In base alla mia esperienza posso dire che, in Italia, anche i non appassionati sanno cosa sia la Formula 1. Inspiegabilmente, di contro, gli appassionati della Formula 1 non conoscono la 24 Ore di Le Mans. A molti di loro non interessa nemmeno saperne di più. Sarò elitario ma, avendo fatto parte fino a poco tempo fa di quest’ultima schiera di persone, considero questo atteggiamento un vero e proprio analfabetismo automobilistico.

Io non c’ero negli anni in cui la Ferrari asfaltava i propri concorrenti in terra francese. Non c’ero nel periodo in cui Enzo Ferrari considerava la 24 Ore di Le Mans una gara importante più dell’intero mondiale di Formula 1. Era un’altra epoca, certo. Il Circus delle monoposto esisteva da poco più di dieci anni, la Le Mans da quaranta. Sono però certo che all’epoca l’attenzione degli appassionati fosse uguale sia per la Formula 1 che per la celebre maratona transalpina. Ora non è più così. I grandi media hanno spostato l’attenzione verso altri lidi, risparmiandosi la fatica di spiegare agli appassionati il perché questa gara è un monumento da studiare, ammirare e preservare. Quell’energia è stata poi usata per trattare alcuni campionati alla stregua delle peggiori soap opera, ma vabbè. Nel frattempo si sono smarriti nell’etere i grandi successi assoluti e di categoria di moltissimi piloti italiani e case italiane. Tanti “appassionati” definiscono “uno che non capisce nulla di corse”  un cinque volte vincitore della 24 Ore di Le Mans come Emanuele Pirro. E’ una cosa che non è possibile tollerare.

Mi racconta l’amico Claudio Fargione che, alla sua prima volta a Le Mans, incontrò Pirro nel paddock. Gli disse che il giorno dopo avrebbe fatto il commissario. Pirro chiese: “in che zona della pista?” Claudio: “Alle Hunaudieres.”  Pirro trasalì, capendo il rischio che avrebbe corso il giorno seguente. A Le Mans c’è anche rispetto, di tutti verso tutti. Forse è questo che rende ancor più incomprensibile questa corsa agli occhi dei fan superficiali.

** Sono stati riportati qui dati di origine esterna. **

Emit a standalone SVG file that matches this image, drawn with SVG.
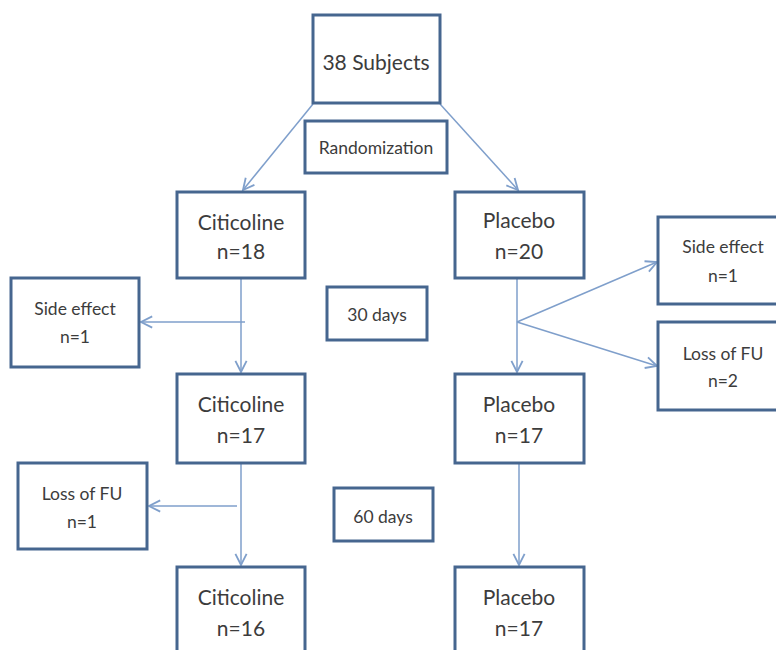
<svg xmlns="http://www.w3.org/2000/svg" width="776" height="650" viewBox="0 0 776 650">
<defs>
<style>
.box{fill:#ffffff;stroke:#46668f;stroke-width:3}
.t{font-family:Lato,"Open Sans","Liberation Sans",sans-serif;fill:#3c3c3c;text-anchor:middle}
.big{font-size:21px}
.sm{font-size:17.5px}
.con line{stroke:#7f9fcb;stroke-width:1.5;fill:none}
</style>
<marker id="arr" markerUnits="userSpaceOnUse" markerWidth="14" markerHeight="14" refX="9" refY="5" orient="auto" viewBox="0 0 10 10">
<path d="M1,1 L9,5 L1,9" fill="none" stroke="#7f9fcb" stroke-width="1.3"/>
</marker>
</defs>
<rect width="776" height="650" fill="#ffffff"/>
<g id="connectors" class="con">
<line x1="313" y1="104" x2="243" y2="190" marker-end="url(#arr)"/>
<line x1="440" y1="104" x2="518" y2="190" marker-end="url(#arr)"/>
<line x1="241" y1="278" x2="241" y2="372" marker-end="url(#arr)"/>
<line x1="245" y1="322" x2="141" y2="322" marker-end="url(#arr)"/>
<line x1="517" y1="278" x2="517" y2="372" marker-end="url(#arr)"/>
<line x1="517" y1="322" x2="657" y2="262" marker-end="url(#arr)"/>
<line x1="517" y1="322" x2="657" y2="366" marker-end="url(#arr)"/>
<line x1="241" y1="463" x2="241" y2="565" marker-end="url(#arr)"/>
<line x1="237" y1="506" x2="149" y2="506" marker-end="url(#arr)"/>
<line x1="519" y1="463" x2="519" y2="565" marker-end="url(#arr)"/>
</g>
<g id="subjects"><rect class="box" x="313" y="15" width="127" height="88"/><text class="t big" x="376" y="70">38 Subjects</text></g>
<g id="randomization"><rect class="box" x="305" y="121" width="142" height="52"/><text class="t sm" x="376" y="154">Randomization</text></g>
<g id="citicoline18"><rect class="box" x="177" y="192" width="128" height="86"/><text class="t big" x="241" y="230">Citicoline</text><text class="t big" x="241" y="259">n=18</text></g>
<g id="placebo20"><rect class="box" x="455" y="192" width="129" height="86"/><text class="t big" x="519" y="228">Placebo</text><text class="t big" x="519" y="259">n=20</text></g>
<g id="sideeffect-left"><rect class="box" x="11" y="278" width="128" height="89"/><text class="t sm" x="75" y="315">Side effect</text><text class="t sm" x="75" y="343">n=1</text></g>
<g id="days30"><rect class="box" x="327" y="287" width="100" height="53"/><text class="t sm" x="377" y="321">30 days</text></g>
<g id="sideeffect-right"><rect class="box" x="658" y="217" width="122" height="87"/><text class="t sm" x="723" y="253">Side effect</text><text class="t sm" x="723" y="282">n=1</text></g>
<g id="lossfu-right"><rect class="box" x="658" y="322" width="122" height="88"/><text class="t sm" x="723" y="360">Loss of FU</text><text class="t sm" x="723" y="387">n=2</text></g>
<g id="citicoline17"><rect class="box" x="177" y="374" width="128" height="89"/><text class="t big" x="241" y="412">Citicoline</text><text class="t big" x="241" y="443">n=17</text></g>
<g id="placebo17a"><rect class="box" x="455" y="374" width="129" height="89"/><text class="t big" x="519" y="412">Placebo</text><text class="t big" x="519" y="443">n=17</text></g>
<g id="lossfu-left"><rect class="box" x="18" y="463" width="129" height="86"/><text class="t sm" x="82" y="500">Loss of FU</text><text class="t sm" x="82" y="528">n=1</text></g>
<g id="days60"><rect class="box" x="334" y="488" width="99" height="53"/><text class="t sm" x="383" y="523">60 days</text></g>
<g id="citicoline16"><rect class="box" x="177" y="567" width="128" height="100"/><text class="t big" x="241" y="605">Citicoline</text><text class="t big" x="241" y="636">n=16</text></g>
<g id="placebo17b"><rect class="box" x="455" y="567" width="129" height="100"/><text class="t big" x="519" y="605">Placebo</text><text class="t big" x="519" y="636">n=17</text></g>
</svg>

Io non credo alla storia che i media si spostano dove vuole il pubblico. E’ il contrario: il pubblico rivolge l’attenzione là dove i media puntano i propri occhi di bue. Non credo nemmeno che l’audience possa essere maleducata di suo. Lo spettatore si può, e si deve, educare a seguire in maniera adeguata una manifestazione sportiva. E’ per questo che credo e spero che, a partire dal 2023, con il ritorno della Ferrari nella lotta per la classifica assoluta a Le Mans, si riesca a far riscoprire agli italiani l’inestimabile valore di questa corsa, che tanto onore ha dato anche alla nostra Motor Valley, e degli italiani che hanno compiuto l’impresa di conquistarla.